Friedrich took time off to work with an aid organization in Africa. Joss, however, bowed out of extensive touring in 2007 when he got married. So the three-axe lineup at Cambridge’s Middle East Club — which also numbered guitarists Philip Jamieson and Erin Burke-Moran, and drummer Joe Vickers — is one that’s rarely seen outside of the northeast. “I would never have thought that starting the band,” Jamieson tells Noisecreep of touring without them.
Joss’ shocking announcement, right as Caspian released its 2007 debut album, ‘The Four Trees’ –along with an important American tour looming — was a huge blow at the time. “That was really tough, man, ” Jamieson says gravely. “I thought that was it. We’re over before we’ve started.”
Oddly, it didn’t shatter the band, only strengthened it. Burke-Moran signed on initially as tour guitarist, but is now a permanent member, featured on Caspian’s August-released ‘Tertia.’ Joss remains active, writing and recording. He performs when he can, and that’s OK with the rest of the band. “Cal loves it like nobody’s business and he’ll always be in Caspian.

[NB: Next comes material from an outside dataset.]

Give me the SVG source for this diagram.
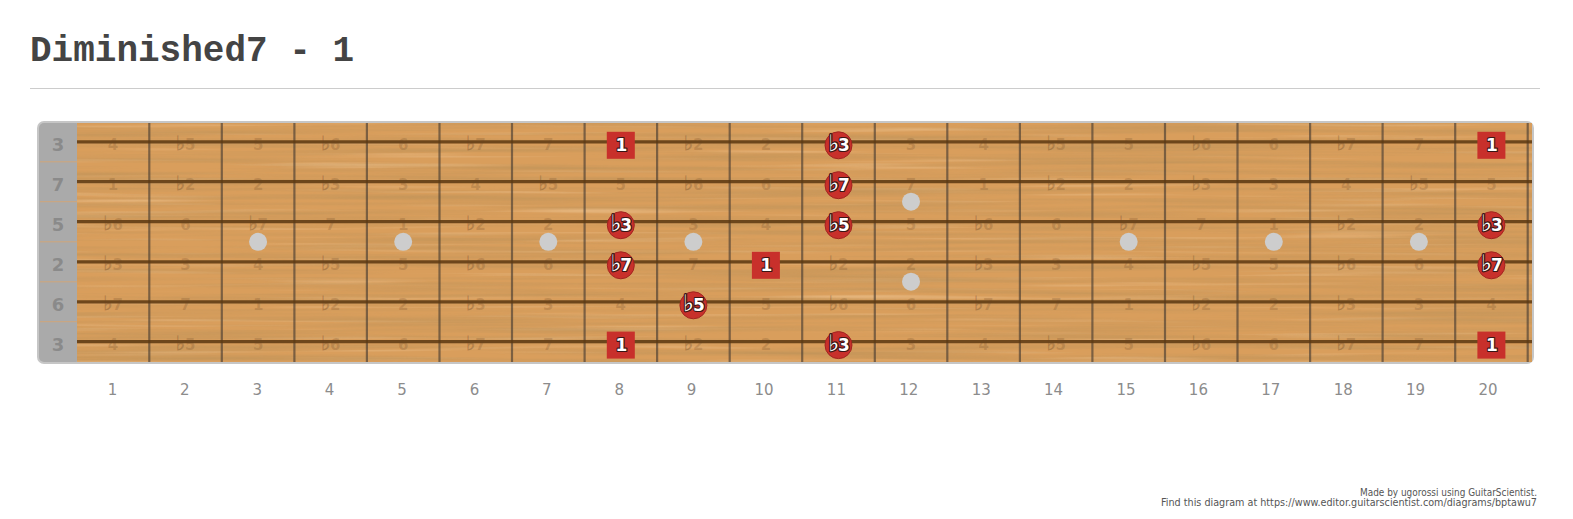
<svg xmlns="http://www.w3.org/2000/svg" width="1573" height="519" viewBox="0 0 1573 519">
<style>
.title{font-family:"Liberation Mono","Courier New",monospace;font-weight:bold;font-size:36px;fill:#444}
.fnum{font-family:"DejaVu Sans",Verdana,sans-serif;font-size:15px;fill:#8c8c8c;text-anchor:middle}
.nut{font-family:"DejaVu Sans",Verdana,sans-serif;font-weight:bold;font-size:18px;fill:#8a8a8a;text-anchor:middle}
.faint text{font-family:"DejaVu Sans",Verdana,sans-serif;font-weight:bold;font-size:15px;fill:#6b4522;fill-opacity:.22;text-anchor:middle}
.fl{font-family:"DejaVu Sans",sans-serif}
.faint .fl{font-size:20px;stroke:#6b4522;stroke-opacity:.22;stroke-width:.8}
.fret{stroke:#4a3e32;stroke-opacity:.65;stroke-width:2.2}
.str{stroke:#5a3710;stroke-opacity:.85;stroke-width:3.2}
.dot{fill:#cdcdcd}
.note circle{fill:#c8302b;stroke:#a32420;stroke-width:1}
.note rect{fill:#c8302b}
.note text{font-family:"DejaVu Sans",Verdana,sans-serif;font-weight:bold;font-size:17px;fill:#fff;text-anchor:middle;stroke:#3a1515;stroke-width:2.2;paint-order:stroke;stroke-linejoin:round;letter-spacing:-1px}
.note .fl{font-size:23px;stroke-width:2.6}
.credit{font-family:"DejaVu Sans",Verdana,sans-serif;font-size:10px;fill:#555;text-anchor:end}
</style>
<defs>
<filter id="grain" x="0" y="0" width="1" height="1">
<feTurbulence type="fractalNoise" baseFrequency="0.003 0.18" numOctaves="3" seed="7"/>
<feColorMatrix type="matrix" values="0 0 0 0 0.55  0 0 0 0 0.3  0 0 0 0 0.1  1.7 0 0 0 -0.62"/>
<feComposite in2="SourceGraphic" operator="in"/>
</filter>
<filter id="grain2" x="0" y="0" width="1" height="1">
<feTurbulence type="fractalNoise" baseFrequency="0.004 0.22" numOctaves="2" seed="21"/>
<feColorMatrix type="matrix" values="0 0 0 0 1  0 0 0 0 0.8  0 0 0 0 0.55  0.9 0 0 0 -0.5"/>
<feComposite in2="SourceGraphic" operator="in"/>
</filter>
</defs>
<rect width="1573" height="519" fill="#fff"/>
<text class="title" x="30" y="61">Diminished7 - 1</text>
<line x1="30" y1="88.5" x2="1540" y2="88.5" stroke="#ccc" stroke-width="1"/>

<g id="board">
<rect x="37" y="121" width="1497" height="243" rx="7" fill="#c6c6c6"/>
<rect x="39" y="123" width="42" height="239" rx="5" fill="#aaa"/>
<rect x="77" y="123" width="1455" height="239" fill="#d99e5c"/>
<rect x="77" y="123" width="1455" height="239" fill="#fff" filter="url(#grain2)"/>
<rect x="77" y="123" width="1455" height="239" fill="#fff" filter="url(#grain)"/>
<g stroke="#cfa57a" stroke-width="1">
<line x1="40" y1="161.8" x2="77" y2="161.8"/><line x1="40" y1="201.7" x2="77" y2="201.7"/><line x1="40" y1="241.8" x2="77" y2="241.8"/><line x1="40" y1="281.8" x2="77" y2="281.8"/><line x1="40" y1="321.7" x2="77" y2="321.7"/>
</g>
<g id="nut-labels">
<text class="nut" x="58" y="151.3">3</text>
<text class="nut" x="58" y="191.2">7</text>
<text class="nut" x="58" y="231.2">5</text>
<text class="nut" x="58" y="271.3">2</text>
<text class="nut" x="58" y="311.3">6</text>
<text class="nut" x="58" y="351.1">3</text>
</g>
</g>

<g id="frets">
<line class="fret" x1="149.3" y1="123" x2="149.3" y2="362"/>
<line class="fret" x1="221.8" y1="123" x2="221.8" y2="362"/>
<line class="fret" x1="294.4" y1="123" x2="294.4" y2="362"/>
<line class="fret" x1="366.9" y1="123" x2="366.9" y2="362"/>
<line class="fret" x1="439.5" y1="123" x2="439.5" y2="362"/>
<line class="fret" x1="512" y1="123" x2="512" y2="362"/>
<line class="fret" x1="584.6" y1="123" x2="584.6" y2="362"/>
<line class="fret" x1="657.1" y1="123" x2="657.1" y2="362"/>
<line class="fret" x1="729.7" y1="123" x2="729.7" y2="362"/>
<line class="fret" x1="802.2" y1="123" x2="802.2" y2="362"/>
<line class="fret" x1="874.8" y1="123" x2="874.8" y2="362"/>
<line class="fret" x1="947.3" y1="123" x2="947.3" y2="362"/>
<line class="fret" x1="1019.9" y1="123" x2="1019.9" y2="362"/>
<line class="fret" x1="1092.4" y1="123" x2="1092.4" y2="362"/>
<line class="fret" x1="1165" y1="123" x2="1165" y2="362"/>
<line class="fret" x1="1237.5" y1="123" x2="1237.5" y2="362"/>
<line class="fret" x1="1310.1" y1="123" x2="1310.1" y2="362"/>
<line class="fret" x1="1382.6" y1="123" x2="1382.6" y2="362"/>
<line class="fret" x1="1455.2" y1="123" x2="1455.2" y2="362"/>
<line class="fret" x1="1527.7" y1="123" x2="1527.7" y2="362"/>
</g>

<g id="strings">
<line class="str" x1="77" y1="141.8" x2="1532" y2="141.8"/>
<line class="str" x1="77" y1="181.7" x2="1532" y2="181.7"/>
<line class="str" x1="77" y1="221.7" x2="1532" y2="221.7"/>
<line class="str" x1="77" y1="261.8" x2="1532" y2="261.8"/>
<line class="str" x1="77" y1="301.8" x2="1532" y2="301.8"/>
<line class="str" x1="77" y1="341.6" x2="1532" y2="341.6"/>
</g>

<g id="intervals" class="faint">
<g transform="translate(0,150.3)">
<text x="113">4</text><text x="185.5"><tspan class="fl">♭</tspan>5</text><text x="258.1">5</text><text x="330.6"><tspan class="fl">♭</tspan>6</text><text x="403.2">6</text><text x="475.7"><tspan class="fl">♭</tspan>7</text><text x="548.3">7</text><text x="693.4"><tspan class="fl">♭</tspan>2</text><text x="765.9">2</text><text x="911">3</text><text x="983.6">4</text><text x="1056.1"><tspan class="fl">♭</tspan>5</text><text x="1128.7">5</text><text x="1201.2"><tspan class="fl">♭</tspan>6</text><text x="1273.8">6</text><text x="1346.3"><tspan class="fl">♭</tspan>7</text><text x="1418.9">7</text>
</g>
<g transform="translate(0,190.2)">
<text x="113">1</text><text x="185.5"><tspan class="fl">♭</tspan>2</text><text x="258.1">2</text><text x="330.6"><tspan class="fl">♭</tspan>3</text><text x="403.2">3</text><text x="475.7">4</text><text x="548.3"><tspan class="fl">♭</tspan>5</text><text x="620.8">5</text><text x="693.4"><tspan class="fl">♭</tspan>6</text><text x="765.9">6</text><text x="911">7</text><text x="983.6">1</text><text x="1056.1"><tspan class="fl">♭</tspan>2</text><text x="1128.7">2</text><text x="1201.2"><tspan class="fl">♭</tspan>3</text><text x="1273.8">3</text><text x="1346.3">4</text><text x="1418.9"><tspan class="fl">♭</tspan>5</text><text x="1491.4">5</text>
</g>
<g transform="translate(0,230.2)">
<text x="113"><tspan class="fl">♭</tspan>6</text><text x="185.5">6</text><text x="258.1"><tspan class="fl">♭</tspan>7</text><text x="330.6">7</text><text x="403.2">1</text><text x="475.7"><tspan class="fl">♭</tspan>2</text><text x="548.3">2</text><text x="693.4">3</text><text x="765.9">4</text><text x="911">5</text><text x="983.6"><tspan class="fl">♭</tspan>6</text><text x="1056.1">6</text><text x="1128.7"><tspan class="fl">♭</tspan>7</text><text x="1201.2">7</text><text x="1273.8">1</text><text x="1346.3"><tspan class="fl">♭</tspan>2</text><text x="1418.9">2</text>
</g>
<g transform="translate(0,270.3)">
<text x="113"><tspan class="fl">♭</tspan>3</text><text x="185.5">3</text><text x="258.1">4</text><text x="330.6"><tspan class="fl">♭</tspan>5</text><text x="403.2">5</text><text x="475.7"><tspan class="fl">♭</tspan>6</text><text x="548.3">6</text><text x="693.4">7</text><text x="838.5"><tspan class="fl">♭</tspan>2</text><text x="911">2</text><text x="983.6"><tspan class="fl">♭</tspan>3</text><text x="1056.1">3</text><text x="1128.7">4</text><text x="1201.2"><tspan class="fl">♭</tspan>5</text><text x="1273.8">5</text><text x="1346.3"><tspan class="fl">♭</tspan>6</text><text x="1418.9">6</text>
</g>
<g transform="translate(0,310.3)">
<text x="113"><tspan class="fl">♭</tspan>7</text><text x="185.5">7</text><text x="258.1">1</text><text x="330.6"><tspan class="fl">♭</tspan>2</text><text x="403.2">2</text><text x="475.7"><tspan class="fl">♭</tspan>3</text><text x="548.3">3</text><text x="620.8">4</text><text x="765.9">5</text><text x="838.5"><tspan class="fl">♭</tspan>6</text><text x="911">6</text><text x="983.6"><tspan class="fl">♭</tspan>7</text><text x="1056.1">7</text><text x="1128.7">1</text><text x="1201.2"><tspan class="fl">♭</tspan>2</text><text x="1273.8">2</text><text x="1346.3"><tspan class="fl">♭</tspan>3</text><text x="1418.9">3</text><text x="1491.4">4</text>
</g>
<g transform="translate(0,350.1)">
<text x="113">4</text><text x="185.5"><tspan class="fl">♭</tspan>5</text><text x="258.1">5</text><text x="330.6"><tspan class="fl">♭</tspan>6</text><text x="403.2">6</text><text x="475.7"><tspan class="fl">♭</tspan>7</text><text x="548.3">7</text><text x="693.4"><tspan class="fl">♭</tspan>2</text><text x="765.9">2</text><text x="911">3</text><text x="983.6">4</text><text x="1056.1"><tspan class="fl">♭</tspan>5</text><text x="1128.7">5</text><text x="1201.2"><tspan class="fl">♭</tspan>6</text><text x="1273.8">6</text><text x="1346.3"><tspan class="fl">♭</tspan>7</text><text x="1418.9">7</text>
</g>
</g>

<g id="inlays">
<circle class="dot" cx="258.1" cy="241.8" r="9"/>
<circle class="dot" cx="403.2" cy="241.8" r="9"/>
<circle class="dot" cx="548.3" cy="241.8" r="9"/>
<circle class="dot" cx="693.4" cy="241.8" r="9"/>
<circle class="dot" cx="911" cy="201.7" r="9"/>
<circle class="dot" cx="911" cy="281.7" r="9"/>
<circle class="dot" cx="1128.7" cy="241.8" r="9"/>
<circle class="dot" cx="1273.8" cy="241.8" r="9"/>
<circle class="dot" cx="1418.9" cy="241.8" r="9"/>
</g>

<g id="notes">
<g id="n-s1-f8" class="note"><rect x="606.8" y="131.8" width="28" height="27"/><text x="620.8" y="151.3">1</text></g>
<g id="n-s1-f11" class="note"><circle cx="838.5" cy="145.3" r="13.5"/><text x="838.5" y="151.3"><tspan class="fl">♭</tspan>3</text></g>
<g id="n-s1-f20" class="note"><rect x="1477.4" y="131.8" width="28" height="27"/><text x="1491.4" y="151.3">1</text></g>
<g id="n-s2-f11" class="note"><circle cx="838.5" cy="185.2" r="13.5"/><text x="838.5" y="191.2"><tspan class="fl">♭</tspan>7</text></g>
<g id="n-s3-f8" class="note"><circle cx="620.8" cy="225.2" r="13.5"/><text x="620.8" y="231.2"><tspan class="fl">♭</tspan>3</text></g>
<g id="n-s3-f11" class="note"><circle cx="838.5" cy="225.2" r="13.5"/><text x="838.5" y="231.2"><tspan class="fl">♭</tspan>5</text></g>
<g id="n-s3-f20" class="note"><circle cx="1491.4" cy="225.2" r="13.5"/><text x="1491.4" y="231.2"><tspan class="fl">♭</tspan>3</text></g>
<g id="n-s4-f8" class="note"><circle cx="620.8" cy="265.3" r="13.5"/><text x="620.8" y="271.3"><tspan class="fl">♭</tspan>7</text></g>
<g id="n-s4-f10" class="note"><rect x="751.9" y="251.8" width="28" height="27"/><text x="765.9" y="271.3">1</text></g>
<g id="n-s4-f20" class="note"><circle cx="1491.4" cy="265.3" r="13.5"/><text x="1491.4" y="271.3"><tspan class="fl">♭</tspan>7</text></g>
<g id="n-s5-f9" class="note"><circle cx="693.4" cy="305.3" r="13.5"/><text x="693.4" y="311.3"><tspan class="fl">♭</tspan>5</text></g>
<g id="n-s6-f8" class="note"><rect x="606.8" y="331.6" width="28" height="27"/><text x="620.8" y="351.1">1</text></g>
<g id="n-s6-f11" class="note"><circle cx="838.5" cy="345.1" r="13.5"/><text x="838.5" y="351.1"><tspan class="fl">♭</tspan>3</text></g>
<g id="n-s6-f20" class="note"><rect x="1477.4" y="331.6" width="28" height="27"/><text x="1491.4" y="351.1">1</text></g>
</g>

<g id="fret-numbers">
<text class="fnum" x="112.5" y="395">1</text>
<text class="fnum" x="184.8" y="395">2</text>
<text class="fnum" x="257.2" y="395">3</text>
<text class="fnum" x="329.6" y="395">4</text>
<text class="fnum" x="402" y="395">5</text>
<text class="fnum" x="474.4" y="395">6</text>
<text class="fnum" x="546.8" y="395">7</text>
<text class="fnum" x="619.2" y="395">8</text>
<text class="fnum" x="691.6" y="395">9</text>
<text class="fnum" x="764" y="395">10</text>
<text class="fnum" x="836.4" y="395">11</text>
<text class="fnum" x="908.8" y="395">12</text>
<text class="fnum" x="981.2" y="395">13</text>
<text class="fnum" x="1053.6" y="395">14</text>
<text class="fnum" x="1126" y="395">15</text>
<text class="fnum" x="1198.4" y="395">16</text>
<text class="fnum" x="1270.8" y="395">17</text>
<text class="fnum" x="1343.2" y="395">18</text>
<text class="fnum" x="1415.6" y="395">19</text>
<text class="fnum" x="1488" y="395">20</text>
</g>

<g id="credits">
<text class="credit" x="1537" y="496" textLength="177" lengthAdjust="spacingAndGlyphs">Made by ugorossi using GuitarScientist.</text>
<text class="credit" x="1537" y="506" textLength="376" lengthAdjust="spacingAndGlyphs">Find this diagram at https://www.editor.guitarscientist.com/diagrams/bptawu7</text>
</g>
</svg>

I can’t write songs without Cal,” confirms Jamieson.
For Caspian’s winter tour, which launches Jan. 3 in Hamden, Conn., Joss’ European tour replacement, Jonny Ashburn, will keep the riff level up to a thrilling three guitars. Jamieson adds that having new blood in the band helps keep things fresh.
“Erin got in the band because Cal wasn’t able to tour,” Jamieson says. “When Erin entered the band, he added a new dimension. I often wonder what it would have been like after five years if it had just been the four of us. I guess other bands do it. We’re used to being in flux. It’s always a developing process.”